MATERIAL FOR THE TASK →
<<<<
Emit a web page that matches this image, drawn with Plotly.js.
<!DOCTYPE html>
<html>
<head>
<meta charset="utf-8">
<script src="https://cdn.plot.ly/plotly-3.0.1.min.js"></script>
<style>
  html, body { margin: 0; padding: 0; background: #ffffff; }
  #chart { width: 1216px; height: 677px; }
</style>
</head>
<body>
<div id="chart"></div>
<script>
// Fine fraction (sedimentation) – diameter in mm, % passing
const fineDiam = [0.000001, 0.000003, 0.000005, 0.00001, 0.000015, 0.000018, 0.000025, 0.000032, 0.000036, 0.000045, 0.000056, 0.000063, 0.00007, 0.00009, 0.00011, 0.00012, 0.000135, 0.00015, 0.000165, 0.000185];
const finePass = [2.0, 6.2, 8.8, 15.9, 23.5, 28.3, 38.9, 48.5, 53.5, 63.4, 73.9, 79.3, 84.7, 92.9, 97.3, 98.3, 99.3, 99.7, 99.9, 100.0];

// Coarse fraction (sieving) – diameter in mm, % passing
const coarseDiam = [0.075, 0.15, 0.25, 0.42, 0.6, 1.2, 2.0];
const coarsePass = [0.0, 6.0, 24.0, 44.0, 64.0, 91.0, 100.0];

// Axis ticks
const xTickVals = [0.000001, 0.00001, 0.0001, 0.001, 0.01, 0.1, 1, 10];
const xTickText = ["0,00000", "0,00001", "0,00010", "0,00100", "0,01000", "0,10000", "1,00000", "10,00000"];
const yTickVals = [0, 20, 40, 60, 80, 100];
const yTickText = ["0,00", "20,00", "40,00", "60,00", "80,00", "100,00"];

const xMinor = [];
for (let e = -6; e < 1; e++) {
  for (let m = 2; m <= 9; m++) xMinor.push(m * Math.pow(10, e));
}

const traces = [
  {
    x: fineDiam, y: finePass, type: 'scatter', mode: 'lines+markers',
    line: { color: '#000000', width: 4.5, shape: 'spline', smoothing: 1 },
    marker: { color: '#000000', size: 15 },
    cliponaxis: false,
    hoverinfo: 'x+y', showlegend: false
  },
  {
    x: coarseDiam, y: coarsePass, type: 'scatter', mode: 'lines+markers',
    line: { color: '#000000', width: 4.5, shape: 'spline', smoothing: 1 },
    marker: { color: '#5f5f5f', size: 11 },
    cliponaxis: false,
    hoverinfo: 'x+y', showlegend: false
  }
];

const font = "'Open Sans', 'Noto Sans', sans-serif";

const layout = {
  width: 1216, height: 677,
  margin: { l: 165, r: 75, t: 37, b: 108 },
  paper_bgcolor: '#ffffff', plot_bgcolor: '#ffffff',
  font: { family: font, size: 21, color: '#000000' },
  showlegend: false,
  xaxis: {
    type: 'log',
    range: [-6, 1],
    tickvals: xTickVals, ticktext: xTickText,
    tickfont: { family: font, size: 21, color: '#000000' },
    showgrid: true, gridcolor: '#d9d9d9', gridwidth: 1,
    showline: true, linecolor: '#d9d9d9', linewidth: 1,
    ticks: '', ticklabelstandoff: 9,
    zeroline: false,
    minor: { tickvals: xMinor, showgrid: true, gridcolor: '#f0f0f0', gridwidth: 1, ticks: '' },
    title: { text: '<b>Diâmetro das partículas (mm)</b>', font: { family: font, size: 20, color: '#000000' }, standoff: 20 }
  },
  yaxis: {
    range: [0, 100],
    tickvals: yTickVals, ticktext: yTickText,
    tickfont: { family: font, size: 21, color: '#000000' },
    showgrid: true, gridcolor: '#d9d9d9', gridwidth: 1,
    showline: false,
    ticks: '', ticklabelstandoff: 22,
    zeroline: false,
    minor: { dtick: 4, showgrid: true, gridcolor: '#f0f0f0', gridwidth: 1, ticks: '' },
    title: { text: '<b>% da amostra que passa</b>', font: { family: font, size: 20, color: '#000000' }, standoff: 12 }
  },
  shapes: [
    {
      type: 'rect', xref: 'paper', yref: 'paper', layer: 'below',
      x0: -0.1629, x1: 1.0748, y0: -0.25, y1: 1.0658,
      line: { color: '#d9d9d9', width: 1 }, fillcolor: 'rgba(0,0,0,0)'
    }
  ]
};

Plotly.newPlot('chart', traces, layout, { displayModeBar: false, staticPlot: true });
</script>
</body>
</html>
>>>>
<<<<
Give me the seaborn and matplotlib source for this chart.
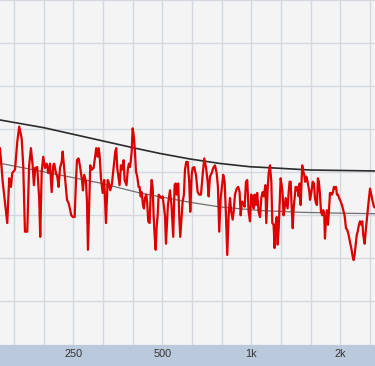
>>>>
TASK DIRECTIONS → Show all lines from the records above where the word "this" occurs.

EXERCISE OUTPUT →
Emit a web page that matches this image, drawn with Plotly.js.
Give me the seaborn and matplotlib source for this chart.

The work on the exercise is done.